- Born: Longview, Washington, US
- Spouse: David Heitkemper ​(m. 1973)​

Academic background
- Education: BSN, Seattle University MSN, University of Washington PhD, University of Illinois

Academic work
- Institutions: University of Washington

= Margaret Heitkemper =

American nurse

Margaret Eunice McLean Heitkemper is an American nurse. She is the Elizabeth Sterling Soule Endowed Chair in Nursing at the University of Washington.

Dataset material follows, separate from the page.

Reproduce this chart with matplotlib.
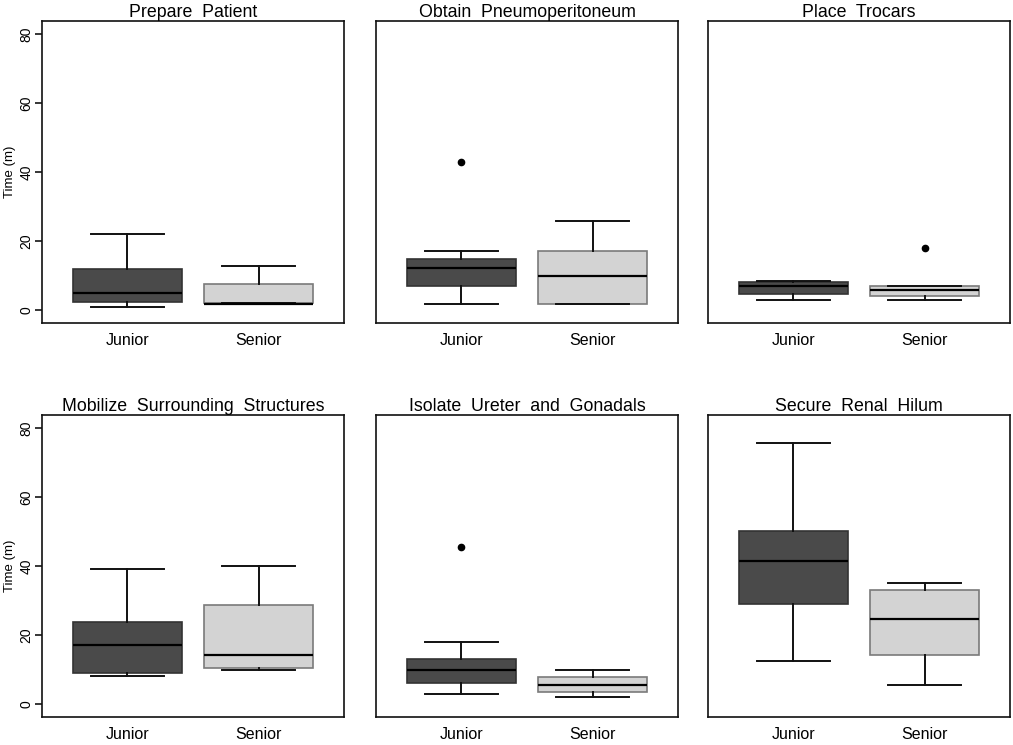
import matplotlib
matplotlib.use("Agg")
import matplotlib.pyplot as plt

plt.rcParams['font.family'] = ['Liberation Sans', 'DejaVu Sans']

titles = ["Prepare  Patient", "Obtain  Pneumoperitoneum", "Place  Trocars",
          "Mobilize  Surrounding  Structures", "Isolate  Ureter  and  Gonadals",
          "Secure  Renal  Hilum"]
groups = ["Junior", "Senior"]

# Junior stats per panel
junior_whislo = [1.0, 1.9, 3.0, 8.2, 3.0, 12.5]
junior_q1     = [2.4, 7.0, 4.8, 9.0, 6.0, 29.0]
junior_med    = [5.0, 12.1, 7.0, 17.0, 10.0, 41.5]
junior_q3     = [12.0, 14.9, 8.1, 23.9, 13.1, 50.0]
junior_whishi = [22.0, 17.2, 8.4, 39.0, 18.1, 75.5]
junior_fliers = [[], [43.0], [], [], [45.5], []]

# Senior stats per panel
senior_whislo = [2.0, 1.9, 3.0, 10.0, 2.0, 5.7]
senior_q1     = [2.0, 1.9, 4.0, 10.6, 3.6, 14.2]
senior_med    = [1.9, 9.8, 5.9, 14.3, 5.7, 24.6]
senior_q3     = [7.5, 17.2, 6.9, 28.6, 8.0, 33.1]
senior_whishi = [12.8, 25.9, 6.9, 39.9, 9.9, 35.0]
senior_fliers = [[], [], [18.0], [], [], []]

yticks = [0, 20, 40, 60, 80]

W, H = 1013, 745
fig = plt.figure(figsize=(W / 100, H / 100), dpi=100)

col_left = [42, 376, 708]
row_top = [21, 415]
aw, ah = 302, 302

colors = ["#4a4a4a", "#d3d3d3"]
edges = ["#333333", "#7a7a7a"]

for i in range(6):
    r, c = divmod(i, 3)
    left = col_left[c] / W
    bottom = (H - (row_top[r] + ah)) / H
    ax = fig.add_axes([left, bottom, aw / W, ah / H])
    stats = [
        dict(med=junior_med[i], q1=junior_q1[i], q3=junior_q3[i],
             whislo=junior_whislo[i], whishi=junior_whishi[i],
             fliers=junior_fliers[i], label=groups[0]),
        dict(med=senior_med[i], q1=senior_q1[i], q3=senior_q3[i],
             whislo=senior_whislo[i], whishi=senior_whishi[i],
             fliers=senior_fliers[i], label=groups[1]),
    ]
    bp = ax.bxp(stats, positions=[1, 2], widths=0.83, capwidths=0.56,
                patch_artist=True,
                medianprops=dict(color="black", linewidth=1.6),
                whiskerprops=dict(color="#111111", linewidth=1.4),
                capprops=dict(color="#111111", linewidth=1.4),
                flierprops=dict(marker="o", markerfacecolor="black",
                                markeredgecolor="black", markersize=4.5))
    for patch, fc, ec in zip(bp["boxes"], colors, edges):
        patch.set_facecolor(fc)
        patch.set_edgecolor(ec)
        patch.set_linewidth(1.2)
    ax.set_xlim(0.35, 2.65)
    ax.set_ylim(-3.7, 83.7)
    ax.set_xticks([1, 2])
    ax.set_xticklabels(groups, fontsize=11.5)
    ax.tick_params(axis="x", length=0, pad=7)
    for s in ax.spines.values():
        s.set_linewidth(1.2)
        s.set_color("#111111")
    ax.set_title(titles[i], fontsize=12.8, pad=3)
    if c == 0:
        ax.set_yticks(yticks)
        ax.set_yticklabels([str(v) for v in yticks], rotation=90,
                           va="center", fontsize=10)
        ax.tick_params(axis="y", length=5, width=1.1, pad=1)
        ax.set_ylabel("Time (m)", fontsize=9.5, labelpad=3)
    else:
        ax.set_yticks([])

fig.savefig("out.png", dpi=100)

==Early life and education==
Heitkemper was born to nurse Jennie McLean, who was a servicewoman during World War II, and Gordon McLean in Longview, Washington. During high school, Heitkemper worked as a nurse’s aide and started her professional career at PeaceHealth St. John Medical Center. Heitkemper earned her Bachelor of Science in nursing from Seattle University, her Master's degree in gerontologic nursing from the University of Washington (UW), and her PhD in physiology and biophysics from the University of Illinois Chicago.

==Career==
Following her PhD, Heitkemper returned to UW in 1981 and served with their physiological nursing faculty before becoming a full professor in 1990. In 1994, Heitkemper was one of the winners of the University of Washington Distinguished Teaching Award. By 2001, Heitkemper served as chair of the Department of Biobehavioral Nursing and Health System, Corbally Professor in public service and Director of the Center for Women’s Health Research in the School of Nursing. As a result, she was one of 20 nurses in the United States selected for a three-year Robert Wood Johnson Foundation Executive Nurse Fellowship program. During this time, she also received the Distinguished Nutrition Support Nurse Award from the American Society for Parenteral and Enteral Nutrition and the American Gastroenterological Association and Janssen Award for Clinical Research in Gastroenterology.

In the fall of 2006, Heitkemper was appointed the Elizabeth Sterling Soule Endowed Chair in Nursing and received the American Academy of Nursing Council for the Advancement of Nursing Science Outstanding Nurse Scientist Award. While serving in this role, Heitkemper was also appointed to the National Institute of Health’s National Commission on Digestive Diseases and received the 2010 Friends of the National Institute of Nursing Research Pathfinder award. She received the Pathfinder Award for being a nurse researcher whose research has made a difference in the lives of people with health care needs, and has been sustained by multiple research grants from the National Institute of Nursing Research." In 2013, Heitkemper and Monica Jarrett oversaw a research team to identify factors that trigger Irritable Bowel Syndrome (IBS) symptoms such as sleep quality, inflammation and stress, and developing treatment approaches. They began an NIH-funded clinical trial to treat IBS without the use of medications. Following this, she was named to Washington State Academy of Sciences. She was named a Living Legend by the American Academy of Nursing in 2026.

Following the IBS study, Heitkemper was elected to the National Academy of Medicine (then referred to as the Institute of Medicine) in 2015. She was later named the co-director of the UW's Center for Innovation in Sleep Self-Management. The aim of the center is to work towards developing interventions to help adults and children with chronic illnesses sleep better.

==Personal life==
Heitkemper married David Heitkemper in 1973.